— BEGIN —

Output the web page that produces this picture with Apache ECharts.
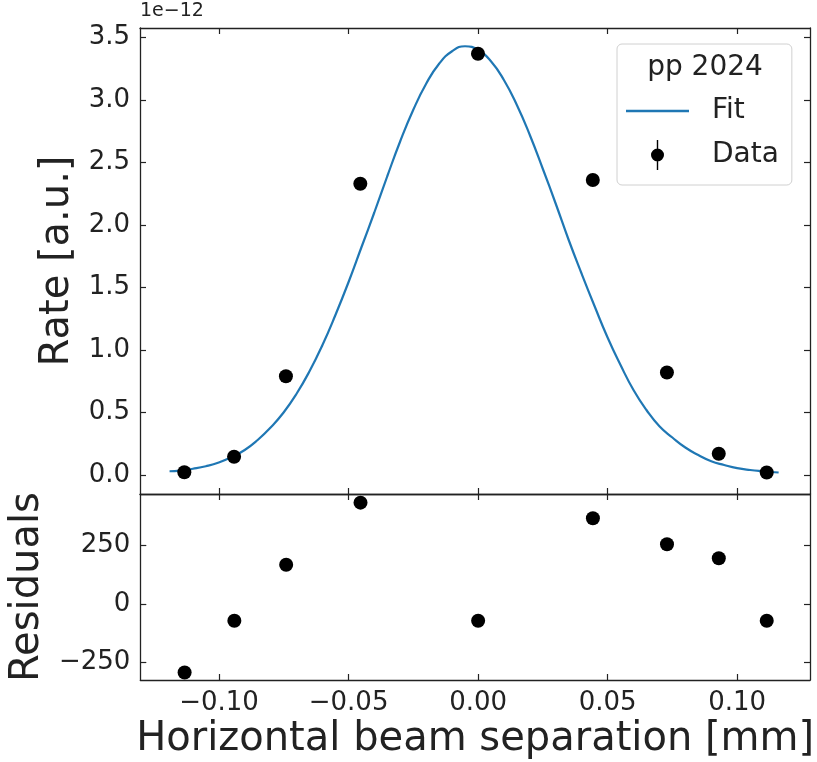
<!DOCTYPE html>
<html>
<head>
<meta charset="utf-8">
<script src="https://cdn.jsdelivr.net/npm/echarts@6/dist/echarts.min.js"></script>
<style>
  html, body { margin: 0; padding: 0; background: #fff; }
  #chart { width: 817px; height: 762px; }
</style>
</head>
<body>
<div id="chart"></div>
<script>
// measured points (rate in units of 1e-12)
const sepX = [-0.1133, -0.0941, -0.0741, -0.0454, 0.0, 0.0443, 0.0729, 0.0929, 0.1114]
const rateY = [0.022, 0.146, 0.79, 2.33, 3.37, 2.36, 0.82, 0.17, 0.02]
const residY = [-294, -72, 168, 434, -72, 367, 256, 196, -72]

// fit curve
const fitX = [-0.119, -0.115, -0.110, -0.105, -0.100, -0.095, -0.090, -0.085, -0.080, -0.075,
  -0.070, -0.065, -0.060, -0.055, -0.050, -0.045, -0.040, -0.035, -0.030, -0.025,
  -0.020, -0.015, -0.010, -0.005, 0.000, 0.005, 0.010, 0.015, 0.020, 0.025,
  0.030, 0.035, 0.040, 0.045, 0.050, 0.055, 0.060, 0.065, 0.070, 0.075,
  0.080, 0.085, 0.090, 0.095, 0.100, 0.105, 0.110, 0.116]
const fitY = [0.03, 0.035, 0.05, 0.07, 0.10, 0.145, 0.20, 0.28, 0.38, 0.50,
  0.65, 0.83, 1.04, 1.28, 1.54, 1.82, 2.10, 2.39, 2.67, 2.92,
  3.13, 3.29, 3.39, 3.43, 3.40, 3.31, 3.16, 2.96, 2.72, 2.45,
  2.17, 1.88, 1.61, 1.35, 1.10, 0.88, 0.68, 0.52, 0.39, 0.30,
  0.22, 0.16, 0.11, 0.08, 0.055, 0.04, 0.03, 0.02]

const xTicks = [-0.10, -0.05, 0.00, 0.05, 0.10]
const rateTicks = [0.0, 0.5, 1.0, 1.5, 2.0, 2.5, 3.0, 3.5]
const residTicks = [-250, 0, 250]

const font = 'DejaVu Sans'
const ink = '#222'

const chart = echarts.init(document.getElementById('chart'))

// shared look of a matplotlib-style spine with inward ticks
function spine(extra, ticks, labels) {
  return Object.assign({
    type: 'value',
    axisLine: { show: true, onZero: false, lineStyle: { color: ink, width: 1.3 } },
    axisTick: { show: true, inside: true, length: 6, customValues: ticks, lineStyle: { color: ink, width: 1.2 } },
    axisLabel: labels
      ? Object.assign({ show: true, customValues: ticks, color: ink, fontSize: 26, fontFamily: font }, labels)
      : { show: false },
    splitLine: { show: false }
  }, extra)
}

const xr = { min: -0.1304, max: 0.1281 }
const yr = { min: -0.152, max: 3.576 }
const rr = { min: -326, max: 471 }

chart.setOption({
  backgroundColor: '#fff',
  animation: false,
  grid: [
    { left: 140, top: 28, width: 670, height: 466 },
    { left: 140, top: 494, width: 670, height: 186 }
  ],
  xAxis: [
    spine(Object.assign({ gridIndex: 0, position: 'bottom' }, xr), xTicks),
    spine(Object.assign({ gridIndex: 0, position: 'top' }, xr), xTicks),
    spine(Object.assign({
      gridIndex: 1, position: 'bottom',
      name: 'Horizontal beam separation [mm]', nameLocation: 'middle', nameGap: 40,
      nameTextStyle: { fontSize: 40, color: ink, fontFamily: font }
    }, xr), xTicks, { margin: 10, formatter: v => (v < 0 ? '\u2212' : '') + Math.abs(v).toFixed(2) }),
    spine(Object.assign({ gridIndex: 1, position: 'top' }, xr), xTicks)
  ],
  yAxis: [
    spine(Object.assign({
      gridIndex: 0, position: 'left',
      name: 'Rate [a.u.]', nameLocation: 'middle', nameGap: 62,
      nameTextStyle: { fontSize: 40, color: ink, fontFamily: font }
    }, yr), rateTicks, { margin: 10, formatter: v => v.toFixed(1) }),
    spine(Object.assign({ gridIndex: 0, position: 'right' }, yr), rateTicks),
    spine(Object.assign({
      gridIndex: 1, position: 'left',
      name: 'Residuals', nameLocation: 'middle', nameGap: 92,
      nameTextStyle: { fontSize: 40, color: ink, fontFamily: font }
    }, rr), residTicks, { margin: 10, formatter: v => (v < 0 ? '\u2212' : '') + Math.abs(v) }),
    spine(Object.assign({ gridIndex: 1, position: 'right' }, rr), residTicks)
  ],
  legend: {
    orient: 'vertical', left: 617, top: 44,
    padding: [53, 13, 15, 9],
    itemWidth: 63, itemHeight: 30, itemGap: 15,
    backgroundColor: 'rgba(255,255,255,0.8)',
    borderColor: '#d0d0d0', borderWidth: 1, borderRadius: 5,
    textStyle: { fontSize: 28, color: ink, fontFamily: font, padding: [0, 0, 0, 18] },
    data: [
      { name: 'Fit', icon: 'path://M0 0H63V2.3H0Z' },
      { name: 'Data', icon: 'path://M4.3 0H5.7V30H4.3Z M11.5 15A6.5 6.5 0 1 1 -1.5 15A6.5 6.5 0 1 1 11.5 15Z' }
    ]
  },
  graphic: [
    { type: 'text', left: 140, top: 2, z: 10,
      style: { text: '1e\u221212', fontSize: 19, fill: ink, fontFamily: font } },
    { type: 'text', x: 705, y: 68, z: 10,
      style: { text: 'pp 2024', fontSize: 28, fill: ink, fontFamily: font, align: 'center', verticalAlign: 'middle' } }
  ],
  series: [
    {
      name: 'Fit', type: 'line', xAxisIndex: 0, yAxisIndex: 0,
      data: fitX.map((x, i) => [x, fitY[i]]),
      smooth: true, symbol: 'none',
      lineStyle: { color: '#1f77b4', width: 2.2 },
      itemStyle: { color: '#1f77b4' }, z: 2
    },
    {
      name: 'Data', type: 'scatter', xAxisIndex: 0, yAxisIndex: 0,
      data: sepX.map((x, i) => [x, rateY[i]]),
      symbolSize: 14, itemStyle: { color: '#000', opacity: 1 }, z: 3
    },
    {
      name: 'Residuals', type: 'scatter', xAxisIndex: 2, yAxisIndex: 2,
      data: sepX.map((x, i) => [x, residY[i]]),
      symbolSize: 14, itemStyle: { color: '#000', opacity: 1 }, z: 3
    }
  ]
})
</script>
</body>
</html>
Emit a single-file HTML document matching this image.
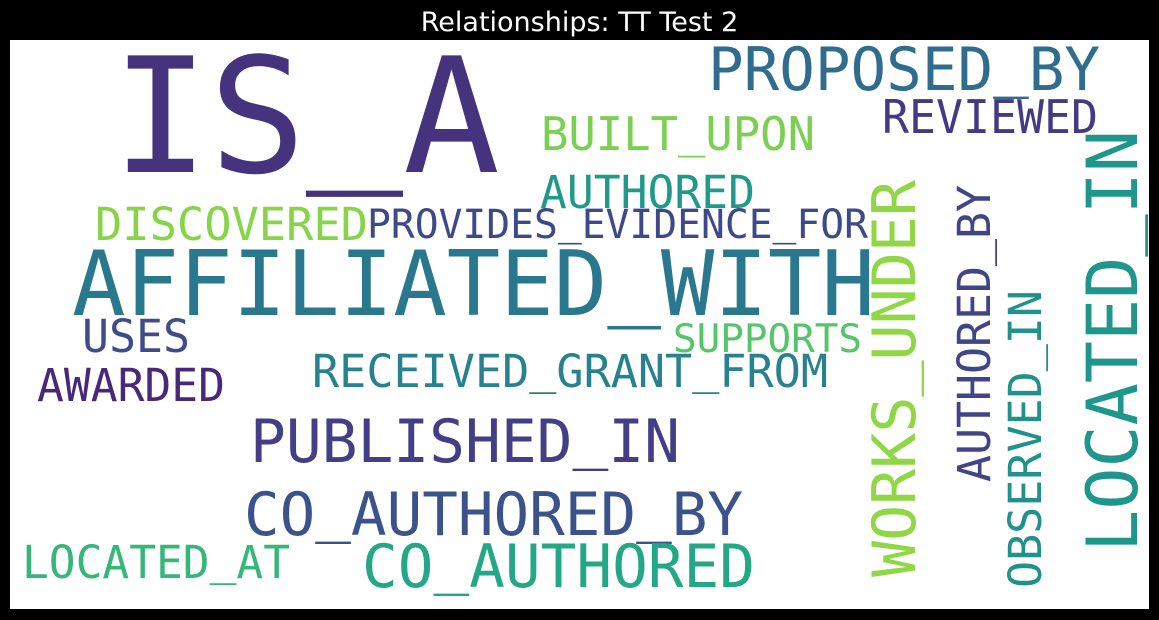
<!DOCTYPE html>
<html><head><meta charset="utf-8"><style>
html,body{margin:0;padding:0;background:#000;width:1159px;height:620px;overflow:hidden}
svg text{font-family:"DejaVu Sans Mono","Liberation Mono",monospace}
</style></head><body>
<svg width="1159" height="620" xmlns="http://www.w3.org/2000/svg">
<rect x="0" y="0" width="1159" height="620" fill="#000"/>
<text x="579.5" y="31" text-anchor="middle" fill="#fff" style="font-family:'DejaVu Sans','Liberation Sans',sans-serif;font-size:27px">Relationships: TT Test 2</text>
<rect x="10" y="40" width="1139" height="569" fill="#fff"/>
<g id="words">
<text x="112" y="172" font-size="160" textLength="388" lengthAdjust="spacingAndGlyphs" fill="#46337e">IS_A</text>
<text x="708" y="90" font-size="60" textLength="392" lengthAdjust="spacingAndGlyphs" fill="#2f6c8e">PROPOSED_BY</text>
<text x="882" y="133" font-size="46" textLength="216" lengthAdjust="spacingAndGlyphs" fill="#443a83">REVIEWED</text>
<text x="541" y="150" font-size="46" textLength="274" lengthAdjust="spacingAndGlyphs" fill="#7ad151">BUILT_UPON</text>
<text x="540" y="208" font-size="45" textLength="215" lengthAdjust="spacingAndGlyphs" fill="#1f9a8a">AUTHORED</text>
<text x="95" y="240" font-size="45" textLength="273" lengthAdjust="spacingAndGlyphs" fill="#86d549">DISCOVERED</text>
<text x="367" y="238" font-size="40" textLength="501" lengthAdjust="spacingAndGlyphs" fill="#3e4989">PROVIDES_EVIDENCE_FOR</text>
<text x="72" y="315" font-size="90" textLength="803" lengthAdjust="spacingAndGlyphs" fill="#2a788e">AFFILIATED_WITH</text>
<text x="82" y="352" font-size="45" textLength="108" lengthAdjust="spacingAndGlyphs" fill="#3e4c8a">USES</text>
<text x="673" y="352" font-size="39" textLength="189" lengthAdjust="spacingAndGlyphs" fill="#54c568">SUPPORTS</text>
<text x="37" y="401" font-size="45" textLength="188" lengthAdjust="spacingAndGlyphs" fill="#482878">AWARDED</text>
<text x="312" y="387" font-size="45" textLength="516" lengthAdjust="spacingAndGlyphs" fill="#26828e">RECEIVED_GRANT_FROM</text>
<text x="250" y="462" font-size="60" textLength="430" lengthAdjust="spacingAndGlyphs" fill="#433e85">PUBLISHED_IN</text>
<text x="244" y="535" font-size="60" textLength="499" lengthAdjust="spacingAndGlyphs" fill="#3b528b">CO_AUTHORED_BY</text>
<text x="362" y="587" font-size="60" textLength="393" lengthAdjust="spacingAndGlyphs" fill="#22a884">CO_AUTHORED</text>
<text x="22" y="578" font-size="45" textLength="268" lengthAdjust="spacingAndGlyphs" fill="#35b779">LOCATED_AT</text>
<text x="915" y="577" font-size="60" textLength="397" lengthAdjust="spacingAndGlyphs" transform="rotate(-90 915 577)" fill="#8fd744">WORKS_UNDER</text>
<text x="990" y="482" font-size="45" textLength="297" lengthAdjust="spacingAndGlyphs" transform="rotate(-90 990 482)" fill="#414487">AUTHORED_BY</text>
<text x="1041" y="588" font-size="45" textLength="298" lengthAdjust="spacingAndGlyphs" transform="rotate(-90 1041 588)" fill="#21918c">OBSERVED_IN</text>
<text x="1137" y="552" font-size="70" textLength="422" lengthAdjust="spacingAndGlyphs" transform="rotate(-90 1137 552)" fill="#1f968b">LOCATED_IN</text>
</g>
</svg>
<script>
var NS = "http://www.w3.org/2000/svg";
var texts = document.querySelectorAll('#words text');
texts.forEach(function (t) {
  var s = t.textContent;
  if (s.indexOf('_') < 0) return;
  var parts = s.split('_');
  t.textContent = '';
  parts.forEach(function (p, i) {
    if (i > 0) {
      var u = document.createElementNS(NS, 'tspan');
      u.setAttribute('dy', '-0.08em');
      u.textContent = '_';
      t.appendChild(u);
    }
    var sp = document.createElementNS(NS, 'tspan');
    if (i > 0) sp.setAttribute('dy', '0.08em');
    sp.textContent = p;
    t.appendChild(sp);
  });
});
</script>
</body></html>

— END —

> _PROBLEM REQUIREMENTS_:
Please quote exactly the run of lines that starts the entries and ends at the line containing "256, 196, -72]", leaving out every picture.

> _TASK RESULT_:
Output the web page that produces this picture with Apache ECharts.
<!DOCTYPE html>
<html>
<head>
<meta charset="utf-8">
<script src="https://cdn.jsdelivr.net/npm/echarts@6/dist/echarts.min.js"></script>
<style>
  html, body { margin: 0; padding: 0; background: #fff; }
  #chart { width: 817px; height: 762px; }
</style>
</head>
<body>
<div id="chart"></div>
<script>
// measured points (rate in units of 1e-12)
const sepX = [-0.1133, -0.0941, -0.0741, -0.0454, 0.0, 0.0443, 0.0729, 0.0929, 0.1114]
const rateY = [0.022, 0.146, 0.79, 2.33, 3.37, 2.36, 0.82, 0.17, 0.02]
const residY = [-294, -72, 168, 434, -72, 367, 256, 196, -72]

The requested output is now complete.